Most first-time authors take 6 to 12 months to go from blank page to finished manuscript. At 500 words per day, five days a week, you can draft a 60,000-word book in about six months. Revision typically adds another 2 to 4 months.
How many words should a book be?
A standard novel runs 70,000 to 100,000 words. Nonfiction typically falls between 40,000 and 75,000 words. The right length depends entirely on your genre and audience. Check the word count table above for genre-specific ranges.
Can I write a book with no experience?
Yes. Every published author wrote a first book at some point. The skills you need, including clear thinking, storytelling, and persistence, improve with practice. Start with a book planning template if you want guided structure.

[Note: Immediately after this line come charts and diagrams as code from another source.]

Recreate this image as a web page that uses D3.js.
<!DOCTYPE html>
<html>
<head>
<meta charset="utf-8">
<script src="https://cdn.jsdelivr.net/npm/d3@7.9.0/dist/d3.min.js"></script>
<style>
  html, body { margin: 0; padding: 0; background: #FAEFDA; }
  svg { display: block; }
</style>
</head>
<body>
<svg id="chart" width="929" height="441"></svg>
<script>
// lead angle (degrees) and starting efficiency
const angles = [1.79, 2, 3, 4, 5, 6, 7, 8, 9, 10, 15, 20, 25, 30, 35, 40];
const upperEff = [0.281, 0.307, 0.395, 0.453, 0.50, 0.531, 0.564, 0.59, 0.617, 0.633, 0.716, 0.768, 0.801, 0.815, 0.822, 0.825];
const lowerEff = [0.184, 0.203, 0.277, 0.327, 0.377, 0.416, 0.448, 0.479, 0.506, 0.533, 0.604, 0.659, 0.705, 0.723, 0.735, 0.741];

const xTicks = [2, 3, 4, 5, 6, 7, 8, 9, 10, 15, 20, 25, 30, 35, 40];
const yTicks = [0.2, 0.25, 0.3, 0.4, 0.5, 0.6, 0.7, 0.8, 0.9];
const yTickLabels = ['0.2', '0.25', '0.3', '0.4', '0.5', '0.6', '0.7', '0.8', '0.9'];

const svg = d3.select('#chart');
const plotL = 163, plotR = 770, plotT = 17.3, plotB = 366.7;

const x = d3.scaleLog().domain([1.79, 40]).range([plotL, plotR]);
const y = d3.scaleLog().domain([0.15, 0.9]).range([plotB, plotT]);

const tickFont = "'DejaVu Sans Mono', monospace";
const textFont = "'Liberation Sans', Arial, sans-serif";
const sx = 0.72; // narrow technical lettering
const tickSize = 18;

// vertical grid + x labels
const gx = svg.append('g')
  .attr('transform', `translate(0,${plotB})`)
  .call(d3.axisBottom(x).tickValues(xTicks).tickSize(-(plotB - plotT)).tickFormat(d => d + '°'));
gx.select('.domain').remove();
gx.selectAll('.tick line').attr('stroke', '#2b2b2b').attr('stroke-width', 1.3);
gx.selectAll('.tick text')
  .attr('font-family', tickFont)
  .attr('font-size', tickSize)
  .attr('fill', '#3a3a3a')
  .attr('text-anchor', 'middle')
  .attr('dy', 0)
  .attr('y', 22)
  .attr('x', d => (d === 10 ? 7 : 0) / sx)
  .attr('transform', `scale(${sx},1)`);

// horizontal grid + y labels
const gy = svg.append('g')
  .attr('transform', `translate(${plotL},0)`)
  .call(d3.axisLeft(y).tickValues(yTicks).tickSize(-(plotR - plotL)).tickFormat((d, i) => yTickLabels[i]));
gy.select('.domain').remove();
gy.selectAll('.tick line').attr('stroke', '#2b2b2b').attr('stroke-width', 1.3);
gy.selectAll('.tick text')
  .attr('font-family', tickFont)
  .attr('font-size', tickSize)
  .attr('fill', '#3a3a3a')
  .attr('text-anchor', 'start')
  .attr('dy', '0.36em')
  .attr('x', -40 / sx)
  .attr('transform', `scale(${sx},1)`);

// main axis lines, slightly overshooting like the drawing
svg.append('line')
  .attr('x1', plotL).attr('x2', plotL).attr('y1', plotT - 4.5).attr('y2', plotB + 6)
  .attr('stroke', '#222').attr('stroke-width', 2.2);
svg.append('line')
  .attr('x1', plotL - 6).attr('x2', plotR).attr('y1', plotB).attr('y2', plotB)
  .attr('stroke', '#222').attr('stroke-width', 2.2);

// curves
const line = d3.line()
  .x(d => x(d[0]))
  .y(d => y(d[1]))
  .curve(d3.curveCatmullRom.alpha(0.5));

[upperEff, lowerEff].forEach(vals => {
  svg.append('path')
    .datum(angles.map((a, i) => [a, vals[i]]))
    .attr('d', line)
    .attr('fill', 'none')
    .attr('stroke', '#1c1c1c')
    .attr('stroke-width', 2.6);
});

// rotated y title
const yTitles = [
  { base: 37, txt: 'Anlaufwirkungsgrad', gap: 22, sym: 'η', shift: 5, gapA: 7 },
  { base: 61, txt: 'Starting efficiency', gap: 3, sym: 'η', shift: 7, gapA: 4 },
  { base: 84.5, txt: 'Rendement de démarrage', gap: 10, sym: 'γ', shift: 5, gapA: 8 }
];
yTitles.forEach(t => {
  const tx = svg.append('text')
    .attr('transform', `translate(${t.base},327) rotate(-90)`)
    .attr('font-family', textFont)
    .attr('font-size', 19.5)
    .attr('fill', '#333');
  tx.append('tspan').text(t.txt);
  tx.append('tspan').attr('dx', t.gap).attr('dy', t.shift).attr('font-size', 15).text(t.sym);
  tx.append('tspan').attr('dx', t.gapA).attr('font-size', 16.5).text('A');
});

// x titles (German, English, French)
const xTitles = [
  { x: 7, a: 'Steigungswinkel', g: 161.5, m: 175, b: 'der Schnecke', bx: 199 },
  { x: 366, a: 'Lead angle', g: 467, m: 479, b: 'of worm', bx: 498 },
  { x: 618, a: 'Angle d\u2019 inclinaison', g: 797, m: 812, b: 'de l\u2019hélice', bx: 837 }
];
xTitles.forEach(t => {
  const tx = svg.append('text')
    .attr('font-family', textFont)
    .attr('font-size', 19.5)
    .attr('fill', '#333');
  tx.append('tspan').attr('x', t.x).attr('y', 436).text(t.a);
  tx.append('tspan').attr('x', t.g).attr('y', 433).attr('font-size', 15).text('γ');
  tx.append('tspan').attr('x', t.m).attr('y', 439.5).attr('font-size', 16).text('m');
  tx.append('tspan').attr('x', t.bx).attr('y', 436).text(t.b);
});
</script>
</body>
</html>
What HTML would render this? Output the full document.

Do I need a literary agent?
Only if you are pursuing traditional publishing. Self-published authors do not need agents. If you are going traditional, an agent is nearly essential for getting your manuscript in front of major publishers.
How much does it cost to publish a book?
Self-publishing costs range from nothing (just your time) to $5,000 or more if you hire professional editors, cover designers, and formatters. Publishing on Amazon for free is possible if you handle design and editing yourself. Traditional publishing has no upfront cost to the author. Hybrid publishing runs $3,000 to $10,000.